The Fracturing of Attention
Our minds now exist across countless open tabs — half here, half elsewhere. The algorithmic gaze follows not just what we do, but how we think, shaping curiosity into predictable loops.
- We become less spontaneous, less original, less capable of depth
- When everything is seen, nothing has time to form fully
- We forget that creativity and insight are born in privacy
"The modern mind, constantly exposed, becomes a glass house. And glass, though transparent, is fragile."
Privacy as Mental Real Estate
Let's redefine privacy: not as a digital fortress, but as mental real estate — space to inhabit your own consciousness without surveillance or interruption.
- Spatial Privacy: the physical and digital environments where no alerts, pings, or expectations intrude
- Temporal Privacy: unfragmented stretches of time where attention belongs solely to the present
- Emotional Privacy: the right to feel without broadcasting, to metabolize emotion before narration
- Cognitive Privacy: the freedom to think in unpolished drafts — raw, imperfect, alive
Together, these form the architecture of cognitive freedom — the ability to think, feel, and choose without being nudged by invisible code.
Reclaiming the Inner Room
Principle 1: Guard the Threshold of Attention
Begin by identifying your mental entry points — the moments when your attention is most vulnerable.
Disable non-essential notifications. Move social apps off your home screen. Create short "off-grid" hours each day where no signal can reach you.
These are not acts of disconnection but of reclamation — small restorations of mental boundaries in an era of perpetual access.
Principle 2: Design Digital Rituals of Solitude
Just as the body needs darkness to sleep, the mind needs solitude to think. Each day, curate spaces where nothing is shared or performed.
- A silent morning journal on paper
- A walk without your phone
- Closing your laptop for five minutes before beginning something meaningful
Such rituals are like airlocks — transitional chambers between the outer world and your inner one.
Principle 3: Relearn the Joy of Obscurity
To be unseen is not to be irrelevant. In fact, obscurity is fertile ground — a creative ecosystem where unobserved thoughts evolve into original insight.
Allow some of your life to remain undocumented, unoptimized, untracked. Let parts of your consciousness belong only to you.
Silence as a Boundary
Try this: once a week, design a "private hour." A window where you disconnect from all forms of input — no messages, no feeds, no metrics.
- Sit in the quiet room of your mind
- Let thoughts drift without agenda
- Notice what returns when the noise subsides
- Rediscover the subtler textures of intuition
Privacy, in this sense, is not withdrawal — it's recalibration.
"Silence is the final encryption."
The New Luxury of Solitude
In the near future, privacy will be the rarest form of wealth. As technology grows more intimate — embedded in our homes, our bodies, our thoughts — the ability to opt out will define personal sovereignty.
Digital minimalism won't just be aesthetic; it will be ethical.

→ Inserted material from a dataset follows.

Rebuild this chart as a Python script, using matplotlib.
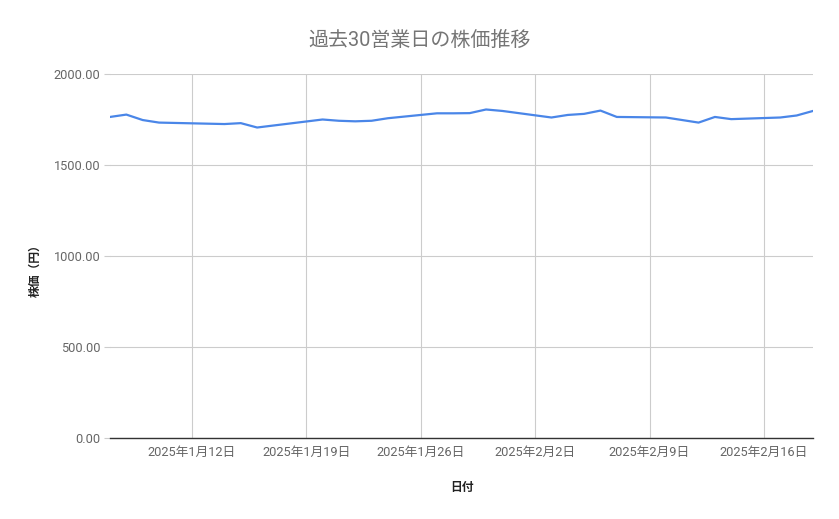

Owning your data will mean owning your mind.
The next evolution of conscious living will not be about faster access, but selective absence — learning when to disconnect so that awareness can expand inward again.
EPILOGUE: BEYOND SURVEILLANCE
The most radical possibility isn't that we need more privacy—it's that we need better privacy.
Reclaim your mental space.
Honor the architecture of thought.
What if privacy isn't about hiding from the world
but about creating space for your inner world?
What if we're not just protecting data—we're protecting consciousness?
The quiet room is not empty.
It is where thought learns to breathe.